**Challenge:**
Reproduce the data below in full and exclude every picture.

**Source excerpt:**
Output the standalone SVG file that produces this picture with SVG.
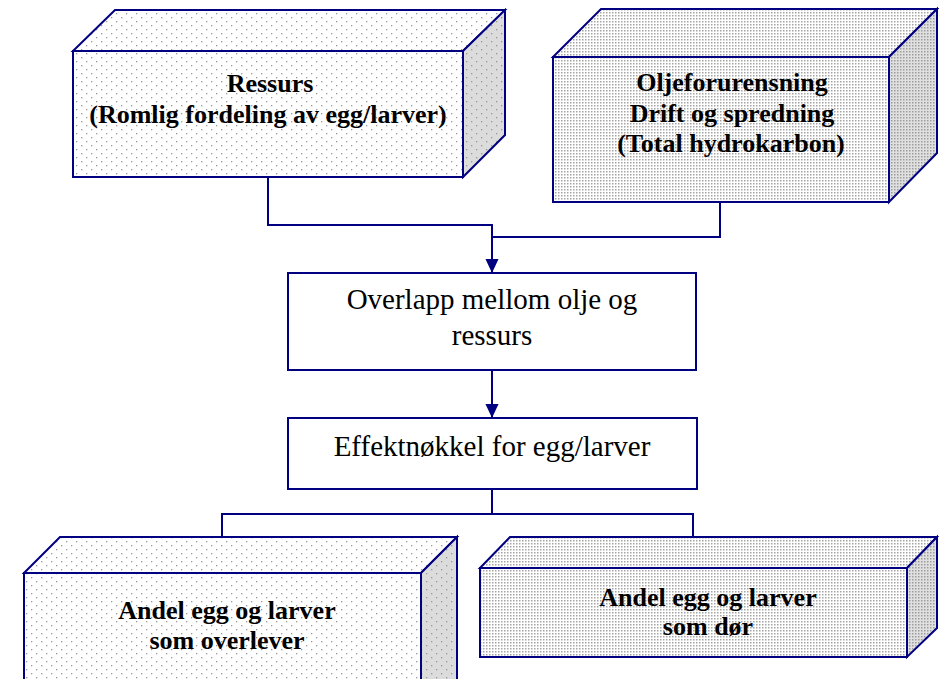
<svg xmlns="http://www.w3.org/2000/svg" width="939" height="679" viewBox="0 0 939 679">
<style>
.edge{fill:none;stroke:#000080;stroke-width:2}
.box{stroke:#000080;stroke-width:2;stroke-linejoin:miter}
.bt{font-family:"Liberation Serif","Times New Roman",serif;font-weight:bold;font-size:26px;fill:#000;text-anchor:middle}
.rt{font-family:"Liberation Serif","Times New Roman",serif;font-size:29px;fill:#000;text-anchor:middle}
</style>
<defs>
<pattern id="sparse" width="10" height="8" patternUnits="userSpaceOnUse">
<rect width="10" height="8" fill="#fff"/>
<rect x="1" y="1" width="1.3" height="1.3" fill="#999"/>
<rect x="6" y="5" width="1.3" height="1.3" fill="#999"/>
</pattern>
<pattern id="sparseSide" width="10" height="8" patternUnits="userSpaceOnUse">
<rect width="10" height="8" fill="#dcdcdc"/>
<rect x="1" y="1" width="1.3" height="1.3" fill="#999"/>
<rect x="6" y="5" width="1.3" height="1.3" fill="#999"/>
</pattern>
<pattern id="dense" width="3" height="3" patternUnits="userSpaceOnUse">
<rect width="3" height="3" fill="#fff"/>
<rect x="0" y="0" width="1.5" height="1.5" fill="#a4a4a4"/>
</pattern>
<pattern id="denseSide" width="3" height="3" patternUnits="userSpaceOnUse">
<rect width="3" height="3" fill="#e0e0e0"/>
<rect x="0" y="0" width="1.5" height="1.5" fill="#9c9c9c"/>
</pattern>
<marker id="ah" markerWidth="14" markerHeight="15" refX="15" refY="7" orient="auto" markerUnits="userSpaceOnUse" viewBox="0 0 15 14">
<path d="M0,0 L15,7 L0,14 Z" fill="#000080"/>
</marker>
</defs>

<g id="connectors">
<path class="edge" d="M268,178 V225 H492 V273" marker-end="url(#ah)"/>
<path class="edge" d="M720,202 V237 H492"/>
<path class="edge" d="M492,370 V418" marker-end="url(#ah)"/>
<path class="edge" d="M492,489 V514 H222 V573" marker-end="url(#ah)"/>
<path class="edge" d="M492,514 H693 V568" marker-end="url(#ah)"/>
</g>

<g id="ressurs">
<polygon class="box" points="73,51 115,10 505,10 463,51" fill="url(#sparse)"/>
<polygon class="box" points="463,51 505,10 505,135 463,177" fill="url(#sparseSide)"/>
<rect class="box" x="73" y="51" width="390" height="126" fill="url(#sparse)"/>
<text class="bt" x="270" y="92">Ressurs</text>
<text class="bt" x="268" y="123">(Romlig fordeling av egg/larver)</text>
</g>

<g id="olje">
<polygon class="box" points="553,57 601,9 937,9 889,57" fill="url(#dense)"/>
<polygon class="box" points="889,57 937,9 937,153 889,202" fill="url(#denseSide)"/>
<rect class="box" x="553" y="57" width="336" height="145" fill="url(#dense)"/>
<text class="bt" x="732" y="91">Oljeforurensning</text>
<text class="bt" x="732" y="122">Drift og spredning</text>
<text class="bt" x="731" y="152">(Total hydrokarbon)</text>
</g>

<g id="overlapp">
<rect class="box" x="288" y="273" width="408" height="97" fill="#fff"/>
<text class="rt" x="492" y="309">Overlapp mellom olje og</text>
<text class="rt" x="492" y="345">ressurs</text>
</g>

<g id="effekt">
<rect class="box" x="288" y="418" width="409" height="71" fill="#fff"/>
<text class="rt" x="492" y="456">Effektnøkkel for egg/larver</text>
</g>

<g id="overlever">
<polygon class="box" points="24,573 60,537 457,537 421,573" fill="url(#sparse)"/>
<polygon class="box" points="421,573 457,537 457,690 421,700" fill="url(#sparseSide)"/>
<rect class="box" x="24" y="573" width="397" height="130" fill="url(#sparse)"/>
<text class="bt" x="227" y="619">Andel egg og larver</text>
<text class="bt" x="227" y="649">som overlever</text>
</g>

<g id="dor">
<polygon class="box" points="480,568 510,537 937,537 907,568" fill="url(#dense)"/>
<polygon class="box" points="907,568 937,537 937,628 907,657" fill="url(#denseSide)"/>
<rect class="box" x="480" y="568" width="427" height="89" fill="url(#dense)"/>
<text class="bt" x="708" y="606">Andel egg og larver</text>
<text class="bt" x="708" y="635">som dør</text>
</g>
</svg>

**Written reply:**
Output the standalone SVG file that produces this picture with SVG.
<svg xmlns="http://www.w3.org/2000/svg" width="939" height="679" viewBox="0 0 939 679">
<style>
.edge{fill:none;stroke:#000080;stroke-width:2}
.box{stroke:#000080;stroke-width:2;stroke-linejoin:miter}
.bt{font-family:"Liberation Serif","Times New Roman",serif;font-weight:bold;font-size:26px;fill:#000;text-anchor:middle}
.rt{font-family:"Liberation Serif","Times New Roman",serif;font-size:29px;fill:#000;text-anchor:middle}
</style>
<defs>
<pattern id="sparse" width="10" height="8" patternUnits="userSpaceOnUse">
<rect width="10" height="8" fill="#fff"/>
<rect x="1" y="1" width="1.3" height="1.3" fill="#999"/>
<rect x="6" y="5" width="1.3" height="1.3" fill="#999"/>
</pattern>
<pattern id="sparseSide" width="10" height="8" patternUnits="userSpaceOnUse">
<rect width="10" height="8" fill="#dcdcdc"/>
<rect x="1" y="1" width="1.3" height="1.3" fill="#999"/>
<rect x="6" y="5" width="1.3" height="1.3" fill="#999"/>
</pattern>
<pattern id="dense" width="3" height="3" patternUnits="userSpaceOnUse">
<rect width="3" height="3" fill="#fff"/>
<rect x="0" y="0" width="1.5" height="1.5" fill="#a4a4a4"/>
</pattern>
<pattern id="denseSide" width="3" height="3" patternUnits="userSpaceOnUse">
<rect width="3" height="3" fill="#e0e0e0"/>
<rect x="0" y="0" width="1.5" height="1.5" fill="#9c9c9c"/>
</pattern>
<marker id="ah" markerWidth="14" markerHeight="15" refX="15" refY="7" orient="auto" markerUnits="userSpaceOnUse" viewBox="0 0 15 14">
<path d="M0,0 L15,7 L0,14 Z" fill="#000080"/>
</marker>
</defs>

<g id="connectors">
<path class="edge" d="M268,178 V225 H492 V273" marker-end="url(#ah)"/>
<path class="edge" d="M720,202 V237 H492"/>
<path class="edge" d="M492,370 V418" marker-end="url(#ah)"/>
<path class="edge" d="M492,489 V514 H222 V573" marker-end="url(#ah)"/>
<path class="edge" d="M492,514 H693 V568" marker-end="url(#ah)"/>
</g>

<g id="ressurs">
<polygon class="box" points="73,51 115,10 505,10 463,51" fill="url(#sparse)"/>
<polygon class="box" points="463,51 505,10 505,135 463,177" fill="url(#sparseSide)"/>
<rect class="box" x="73" y="51" width="390" height="126" fill="url(#sparse)"/>
<text class="bt" x="270" y="92">Ressurs</text>
<text class="bt" x="268" y="123">(Romlig fordeling av egg/larver)</text>
</g>

<g id="olje">
<polygon class="box" points="553,57 601,9 937,9 889,57" fill="url(#dense)"/>
<polygon class="box" points="889,57 937,9 937,153 889,202" fill="url(#denseSide)"/>
<rect class="box" x="553" y="57" width="336" height="145" fill="url(#dense)"/>
<text class="bt" x="732" y="91">Oljeforurensning</text>
<text class="bt" x="732" y="122">Drift og spredning</text>
<text class="bt" x="731" y="152">(Total hydrokarbon)</text>
</g>

<g id="overlapp">
<rect class="box" x="288" y="273" width="408" height="97" fill="#fff"/>
<text class="rt" x="492" y="309">Overlapp mellom olje og</text>
<text class="rt" x="492" y="345">ressurs</text>
</g>

<g id="effekt">
<rect class="box" x="288" y="418" width="409" height="71" fill="#fff"/>
<text class="rt" x="492" y="456">Effektnøkkel for egg/larver</text>
</g>

<g id="overlever">
<polygon class="box" points="24,573 60,537 457,537 421,573" fill="url(#sparse)"/>
<polygon class="box" points="421,573 457,537 457,690 421,700" fill="url(#sparseSide)"/>
<rect class="box" x="24" y="573" width="397" height="130" fill="url(#sparse)"/>
<text class="bt" x="227" y="619">Andel egg og larver</text>
<text class="bt" x="227" y="649">som overlever</text>
</g>

<g id="dor">
<polygon class="box" points="480,568 510,537 937,537 907,568" fill="url(#dense)"/>
<polygon class="box" points="907,568 937,537 937,628 907,657" fill="url(#denseSide)"/>
<rect class="box" x="480" y="568" width="427" height="89" fill="url(#dense)"/>
<text class="bt" x="708" y="606">Andel egg og larver</text>
<text class="bt" x="708" y="635">som dør</text>
</g>
</svg>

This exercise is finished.